-- Start --
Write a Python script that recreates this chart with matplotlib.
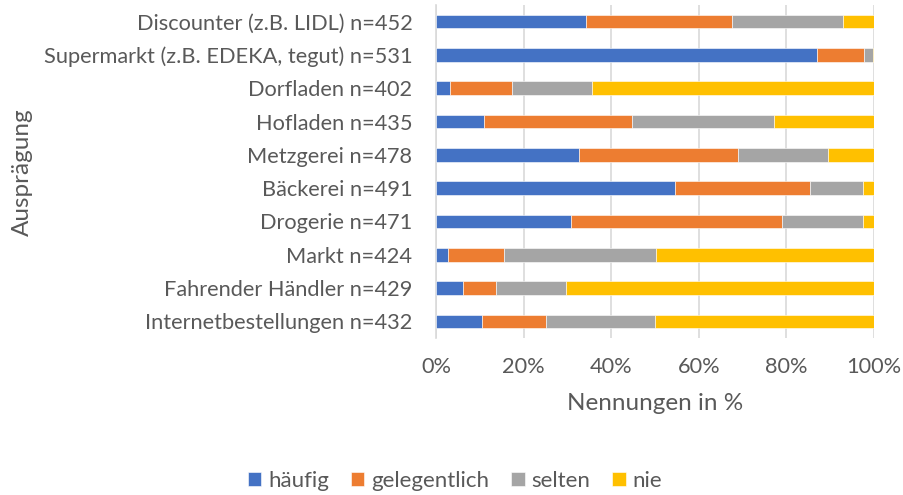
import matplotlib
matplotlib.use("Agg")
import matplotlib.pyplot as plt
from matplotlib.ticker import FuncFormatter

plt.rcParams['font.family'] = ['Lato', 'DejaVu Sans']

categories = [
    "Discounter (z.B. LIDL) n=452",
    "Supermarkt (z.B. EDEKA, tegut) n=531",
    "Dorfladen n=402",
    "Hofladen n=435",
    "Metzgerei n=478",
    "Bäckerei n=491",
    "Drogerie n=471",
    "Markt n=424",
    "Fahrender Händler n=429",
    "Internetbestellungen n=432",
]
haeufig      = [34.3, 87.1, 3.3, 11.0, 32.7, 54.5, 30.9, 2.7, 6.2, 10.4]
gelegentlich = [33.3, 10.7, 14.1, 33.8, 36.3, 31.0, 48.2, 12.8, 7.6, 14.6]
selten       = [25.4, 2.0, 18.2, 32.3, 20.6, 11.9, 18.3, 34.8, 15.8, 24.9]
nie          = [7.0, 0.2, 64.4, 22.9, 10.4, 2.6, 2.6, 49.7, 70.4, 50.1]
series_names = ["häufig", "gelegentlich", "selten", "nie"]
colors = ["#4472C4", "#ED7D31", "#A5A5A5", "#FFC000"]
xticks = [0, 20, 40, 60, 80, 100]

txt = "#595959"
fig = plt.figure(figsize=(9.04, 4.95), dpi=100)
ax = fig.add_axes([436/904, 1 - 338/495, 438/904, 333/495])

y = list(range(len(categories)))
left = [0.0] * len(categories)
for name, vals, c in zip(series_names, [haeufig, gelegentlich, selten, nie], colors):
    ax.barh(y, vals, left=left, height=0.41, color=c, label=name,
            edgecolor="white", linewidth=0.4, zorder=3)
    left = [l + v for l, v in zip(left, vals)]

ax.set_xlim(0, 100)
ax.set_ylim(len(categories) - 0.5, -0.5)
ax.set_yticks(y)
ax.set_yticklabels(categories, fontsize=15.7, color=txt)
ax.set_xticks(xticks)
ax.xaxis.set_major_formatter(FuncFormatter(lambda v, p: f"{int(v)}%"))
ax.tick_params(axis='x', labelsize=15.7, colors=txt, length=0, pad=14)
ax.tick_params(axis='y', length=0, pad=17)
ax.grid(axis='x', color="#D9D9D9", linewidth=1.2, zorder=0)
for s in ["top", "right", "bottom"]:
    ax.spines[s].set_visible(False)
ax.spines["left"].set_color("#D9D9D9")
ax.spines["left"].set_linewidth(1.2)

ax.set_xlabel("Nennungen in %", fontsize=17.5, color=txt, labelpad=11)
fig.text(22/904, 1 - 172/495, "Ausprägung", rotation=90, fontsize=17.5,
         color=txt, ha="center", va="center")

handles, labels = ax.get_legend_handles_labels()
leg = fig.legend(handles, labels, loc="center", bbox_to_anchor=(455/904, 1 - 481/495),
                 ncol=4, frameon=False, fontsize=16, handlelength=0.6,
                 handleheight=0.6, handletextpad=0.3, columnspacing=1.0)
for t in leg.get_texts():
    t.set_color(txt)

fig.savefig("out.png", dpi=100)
-- End --
### Task brief:
Exactly restate the lines from the beginning of the data through the line with "plt.rcParams['font.family'] = ['Lato', 'DejaVu", and no others, keeping pictures out.

### Expected answer:
Write a Python script that recreates this chart with matplotlib.
import matplotlib
matplotlib.use("Agg")
import matplotlib.pyplot as plt
from matplotlib.ticker import FuncFormatter

plt.rcParams['font.family'] = ['Lato', 'DejaVu Sans']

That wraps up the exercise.